● **Goal of the exercise**
Every line below should be copied exactly; drop the pictures.

● **Data section**

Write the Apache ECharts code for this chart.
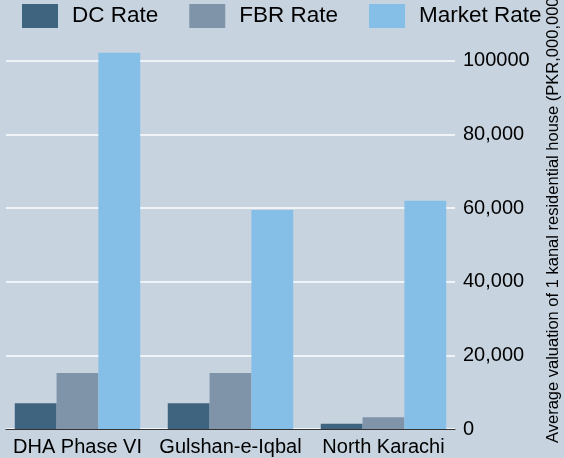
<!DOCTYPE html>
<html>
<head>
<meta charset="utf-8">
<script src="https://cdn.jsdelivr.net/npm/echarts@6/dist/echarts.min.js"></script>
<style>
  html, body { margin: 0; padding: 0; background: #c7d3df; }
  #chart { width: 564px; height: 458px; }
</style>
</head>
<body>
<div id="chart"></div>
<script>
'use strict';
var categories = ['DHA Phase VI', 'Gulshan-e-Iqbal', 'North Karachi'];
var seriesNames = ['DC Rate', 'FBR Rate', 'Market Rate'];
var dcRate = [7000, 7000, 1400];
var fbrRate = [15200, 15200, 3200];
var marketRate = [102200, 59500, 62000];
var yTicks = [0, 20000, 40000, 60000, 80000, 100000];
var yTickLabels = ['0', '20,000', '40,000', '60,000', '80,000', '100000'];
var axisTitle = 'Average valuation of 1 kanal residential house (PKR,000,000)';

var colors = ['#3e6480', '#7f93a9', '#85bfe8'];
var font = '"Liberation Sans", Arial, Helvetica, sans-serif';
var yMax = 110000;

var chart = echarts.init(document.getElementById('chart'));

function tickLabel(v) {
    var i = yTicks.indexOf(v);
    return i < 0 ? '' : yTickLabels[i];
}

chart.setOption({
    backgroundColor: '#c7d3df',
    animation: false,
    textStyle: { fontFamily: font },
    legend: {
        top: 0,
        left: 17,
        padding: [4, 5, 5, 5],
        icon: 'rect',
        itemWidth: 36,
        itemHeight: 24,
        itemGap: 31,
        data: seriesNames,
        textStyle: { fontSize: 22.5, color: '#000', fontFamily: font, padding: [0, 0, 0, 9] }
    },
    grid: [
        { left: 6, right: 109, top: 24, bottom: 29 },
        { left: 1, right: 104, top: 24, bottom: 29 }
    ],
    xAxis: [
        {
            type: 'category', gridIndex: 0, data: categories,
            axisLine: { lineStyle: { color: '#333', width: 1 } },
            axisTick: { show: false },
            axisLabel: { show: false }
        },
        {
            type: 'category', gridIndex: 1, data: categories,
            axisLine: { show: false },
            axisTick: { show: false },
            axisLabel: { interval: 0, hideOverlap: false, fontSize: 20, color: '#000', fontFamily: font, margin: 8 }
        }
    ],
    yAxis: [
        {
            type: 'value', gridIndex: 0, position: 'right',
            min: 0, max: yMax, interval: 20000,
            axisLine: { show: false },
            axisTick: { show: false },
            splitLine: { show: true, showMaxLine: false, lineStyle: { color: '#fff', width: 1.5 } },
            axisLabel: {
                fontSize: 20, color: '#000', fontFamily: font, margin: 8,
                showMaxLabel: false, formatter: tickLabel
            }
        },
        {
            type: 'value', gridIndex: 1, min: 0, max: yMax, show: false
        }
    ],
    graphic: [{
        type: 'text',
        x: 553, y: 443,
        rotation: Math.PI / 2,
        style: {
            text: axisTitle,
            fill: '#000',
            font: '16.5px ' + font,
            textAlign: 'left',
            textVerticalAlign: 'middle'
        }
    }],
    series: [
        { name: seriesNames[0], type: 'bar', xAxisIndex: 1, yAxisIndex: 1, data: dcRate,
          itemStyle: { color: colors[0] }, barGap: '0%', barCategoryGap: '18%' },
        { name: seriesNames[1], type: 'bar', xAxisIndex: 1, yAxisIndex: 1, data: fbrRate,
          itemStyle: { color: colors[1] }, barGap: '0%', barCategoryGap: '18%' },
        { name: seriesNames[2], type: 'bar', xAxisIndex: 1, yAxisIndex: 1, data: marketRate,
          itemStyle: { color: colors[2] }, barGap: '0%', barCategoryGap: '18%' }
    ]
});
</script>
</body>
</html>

● **Output of the task**
Write the Apache ECharts code for this chart.
<!DOCTYPE html>
<html>
<head>
<meta charset="utf-8">
<script src="https://cdn.jsdelivr.net/npm/echarts@6/dist/echarts.min.js"></script>
<style>
  html, body { margin: 0; padding: 0; background: #c7d3df; }
  #chart { width: 564px; height: 458px; }
</style>
</head>
<body>
<div id="chart"></div>
<script>
'use strict';
var categories = ['DHA Phase VI', 'Gulshan-e-Iqbal', 'North Karachi'];
var seriesNames = ['DC Rate', 'FBR Rate', 'Market Rate'];
var dcRate = [7000, 7000, 1400];
var fbrRate = [15200, 15200, 3200];
var marketRate = [102200, 59500, 62000];
var yTicks = [0, 20000, 40000, 60000, 80000, 100000];
var yTickLabels = ['0', '20,000', '40,000', '60,000', '80,000', '100000'];
var axisTitle = 'Average valuation of 1 kanal residential house (PKR,000,000)';

var colors = ['#3e6480', '#7f93a9', '#85bfe8'];
var font = '"Liberation Sans", Arial, Helvetica, sans-serif';
var yMax = 110000;

var chart = echarts.init(document.getElementById('chart'));

function tickLabel(v) {
    var i = yTicks.indexOf(v);
    return i < 0 ? '' : yTickLabels[i];
}

chart.setOption({
    backgroundColor: '#c7d3df',
    animation: false,
    textStyle: { fontFamily: font },
    legend: {
        top: 0,
        left: 17,
        padding: [4, 5, 5, 5],
        icon: 'rect',
        itemWidth: 36,
        itemHeight: 24,
        itemGap: 31,
        data: seriesNames,
        textStyle: { fontSize: 22.5, color: '#000', fontFamily: font, padding: [0, 0, 0, 9] }
    },
    grid: [
        { left: 6, right: 109, top: 24, bottom: 29 },
        { left: 1, right: 104, top: 24, bottom: 29 }
    ],
    xAxis: [
        {
            type: 'category', gridIndex: 0, data: categories,
            axisLine: { lineStyle: { color: '#333', width: 1 } },
            axisTick: { show: false },
            axisLabel: { show: false }
        },
        {
            type: 'category', gridIndex: 1, data: categories,
            axisLine: { show: false },
            axisTick: { show: false },
            axisLabel: { interval: 0, hideOverlap: false, fontSize: 20, color: '#000', fontFamily: font, margin: 8 }
        }
    ],
    yAxis: [
        {
            type: 'value', gridIndex: 0, position: 'right',
            min: 0, max: yMax, interval: 20000,
            axisLine: { show: false },
            axisTick: { show: false },
            splitLine: { show: true, showMaxLine: false, lineStyle: { color: '#fff', width: 1.5 } },
            axisLabel: {
                fontSize: 20, color: '#000', fontFamily: font, margin: 8,
                showMaxLabel: false, formatter: tickLabel
            }
        },
        {
            type: 'value', gridIndex: 1, min: 0, max: yMax, show: false
        }
    ],
    graphic: [{
        type: 'text',
        x: 553, y: 443,
        rotation: Math.PI / 2,
        style: {
            text: axisTitle,
            fill: '#000',
            font: '16.5px ' + font,
            textAlign: 'left',
            textVerticalAlign: 'middle'
        }
    }],
    series: [
        { name: seriesNames[0], type: 'bar', xAxisIndex: 1, yAxisIndex: 1, data: dcRate,
          itemStyle: { color: colors[0] }, barGap: '0%', barCategoryGap: '18%' },
        { name: seriesNames[1], type: 'bar', xAxisIndex: 1, yAxisIndex: 1, data: fbrRate,
          itemStyle: { color: colors[1] }, barGap: '0%', barCategoryGap: '18%' },
        { name: seriesNames[2], type: 'bar', xAxisIndex: 1, yAxisIndex: 1, data: marketRate,
          itemStyle: { color: colors[2] }, barGap: '0%', barCategoryGap: '18%' }
    ]
});
</script>
</body>
</html>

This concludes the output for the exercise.